Task inputs:
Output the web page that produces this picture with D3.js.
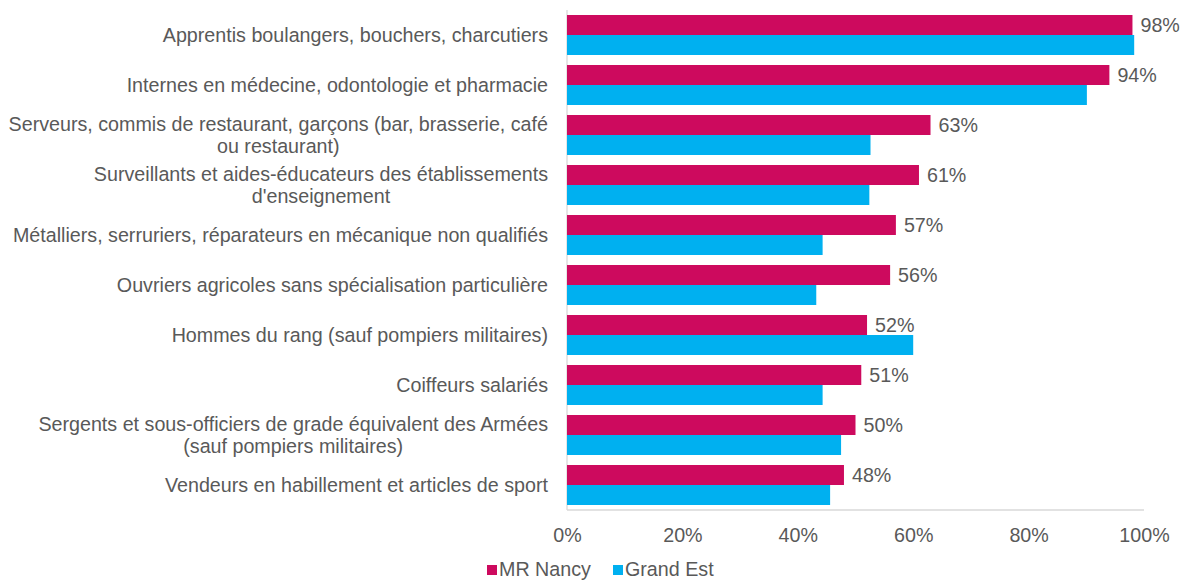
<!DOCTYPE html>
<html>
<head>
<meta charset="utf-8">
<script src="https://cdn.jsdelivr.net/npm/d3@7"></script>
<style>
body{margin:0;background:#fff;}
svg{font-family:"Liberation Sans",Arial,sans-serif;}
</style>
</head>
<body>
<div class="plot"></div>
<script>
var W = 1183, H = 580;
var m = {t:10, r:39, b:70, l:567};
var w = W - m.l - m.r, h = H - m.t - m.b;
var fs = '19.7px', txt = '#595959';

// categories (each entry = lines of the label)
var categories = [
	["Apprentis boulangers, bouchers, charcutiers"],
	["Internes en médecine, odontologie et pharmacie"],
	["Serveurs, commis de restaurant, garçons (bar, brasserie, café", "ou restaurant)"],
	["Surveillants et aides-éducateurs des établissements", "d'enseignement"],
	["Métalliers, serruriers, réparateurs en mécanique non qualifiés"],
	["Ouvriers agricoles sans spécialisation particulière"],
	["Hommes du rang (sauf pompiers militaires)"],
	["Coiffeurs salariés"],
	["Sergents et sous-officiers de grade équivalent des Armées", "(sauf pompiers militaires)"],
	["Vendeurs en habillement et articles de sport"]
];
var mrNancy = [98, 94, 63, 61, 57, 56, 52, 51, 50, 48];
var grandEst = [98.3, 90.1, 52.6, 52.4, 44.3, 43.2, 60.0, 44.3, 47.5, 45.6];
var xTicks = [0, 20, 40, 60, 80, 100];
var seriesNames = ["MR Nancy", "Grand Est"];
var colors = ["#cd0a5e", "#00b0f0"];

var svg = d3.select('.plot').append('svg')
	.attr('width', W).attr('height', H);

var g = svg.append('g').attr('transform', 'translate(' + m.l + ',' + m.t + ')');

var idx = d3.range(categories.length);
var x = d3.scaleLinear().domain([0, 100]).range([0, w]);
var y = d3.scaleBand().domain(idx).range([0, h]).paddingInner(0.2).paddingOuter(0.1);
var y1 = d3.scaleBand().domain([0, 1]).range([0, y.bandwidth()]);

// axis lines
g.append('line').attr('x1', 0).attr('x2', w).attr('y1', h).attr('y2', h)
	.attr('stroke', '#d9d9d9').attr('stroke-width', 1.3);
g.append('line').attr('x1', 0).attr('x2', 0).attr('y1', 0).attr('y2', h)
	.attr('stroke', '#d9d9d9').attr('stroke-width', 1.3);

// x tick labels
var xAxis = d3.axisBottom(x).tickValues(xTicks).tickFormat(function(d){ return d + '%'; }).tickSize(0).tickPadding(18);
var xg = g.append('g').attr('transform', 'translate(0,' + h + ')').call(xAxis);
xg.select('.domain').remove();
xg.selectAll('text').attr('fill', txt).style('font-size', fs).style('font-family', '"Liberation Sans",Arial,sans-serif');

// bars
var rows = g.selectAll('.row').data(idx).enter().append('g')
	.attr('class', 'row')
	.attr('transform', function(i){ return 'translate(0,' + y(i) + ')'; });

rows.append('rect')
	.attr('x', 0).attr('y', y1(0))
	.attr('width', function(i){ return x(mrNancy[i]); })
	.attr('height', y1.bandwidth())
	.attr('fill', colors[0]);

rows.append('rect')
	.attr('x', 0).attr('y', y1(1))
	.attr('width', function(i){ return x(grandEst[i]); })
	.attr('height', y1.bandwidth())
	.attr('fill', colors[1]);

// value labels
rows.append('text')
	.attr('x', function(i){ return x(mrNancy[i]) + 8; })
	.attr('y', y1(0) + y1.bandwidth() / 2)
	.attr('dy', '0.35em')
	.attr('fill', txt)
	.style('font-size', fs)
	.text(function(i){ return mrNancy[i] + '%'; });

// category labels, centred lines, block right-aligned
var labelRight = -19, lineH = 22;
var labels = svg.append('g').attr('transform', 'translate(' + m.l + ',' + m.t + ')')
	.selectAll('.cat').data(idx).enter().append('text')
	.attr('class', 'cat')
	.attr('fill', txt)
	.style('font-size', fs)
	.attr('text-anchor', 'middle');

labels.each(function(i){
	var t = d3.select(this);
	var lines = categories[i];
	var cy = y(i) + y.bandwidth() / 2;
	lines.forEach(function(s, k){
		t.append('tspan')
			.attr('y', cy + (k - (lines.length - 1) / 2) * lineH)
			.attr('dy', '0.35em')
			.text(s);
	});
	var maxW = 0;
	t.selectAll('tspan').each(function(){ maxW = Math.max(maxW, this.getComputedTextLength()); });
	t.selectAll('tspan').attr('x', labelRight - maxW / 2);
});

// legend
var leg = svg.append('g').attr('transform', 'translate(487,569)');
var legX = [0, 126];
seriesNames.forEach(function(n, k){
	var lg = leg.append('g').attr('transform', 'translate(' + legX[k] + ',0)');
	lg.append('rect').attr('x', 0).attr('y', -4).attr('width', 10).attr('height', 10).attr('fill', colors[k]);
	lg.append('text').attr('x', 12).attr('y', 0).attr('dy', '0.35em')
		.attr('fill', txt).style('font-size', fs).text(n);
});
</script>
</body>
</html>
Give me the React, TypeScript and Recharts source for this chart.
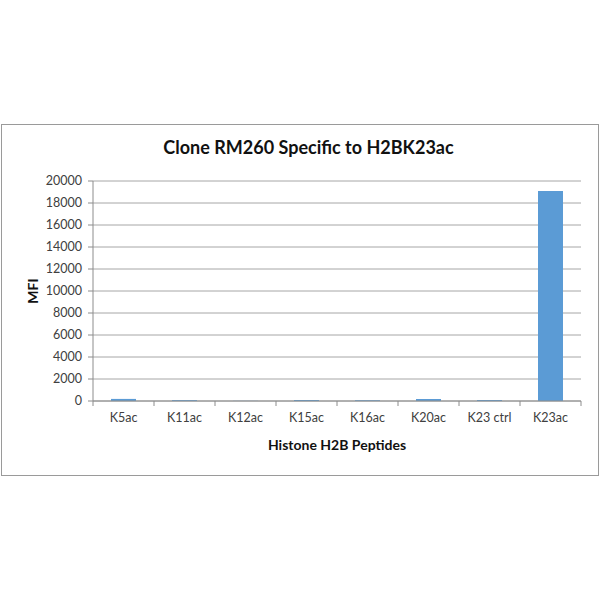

Given instruction: Only lines belong in the copy: transcribe those from the start of the data through the line that contains "var fs = '19.7px', txt = '#595959';", and skip the pictures.

Exercise answer:
Output the web page that produces this picture with D3.js.
<!DOCTYPE html>
<html>
<head>
<meta charset="utf-8">
<script src="https://cdn.jsdelivr.net/npm/d3@7"></script>
<style>
body{margin:0;background:#fff;}
svg{font-family:"Liberation Sans",Arial,sans-serif;}
</style>
</head>
<body>
<div class="plot"></div>
<script>
var W = 1183, H = 580;
var m = {t:10, r:39, b:70, l:567};
var w = W - m.l - m.r, h = H - m.t - m.b;
var fs = '19.7px', txt = '#595959';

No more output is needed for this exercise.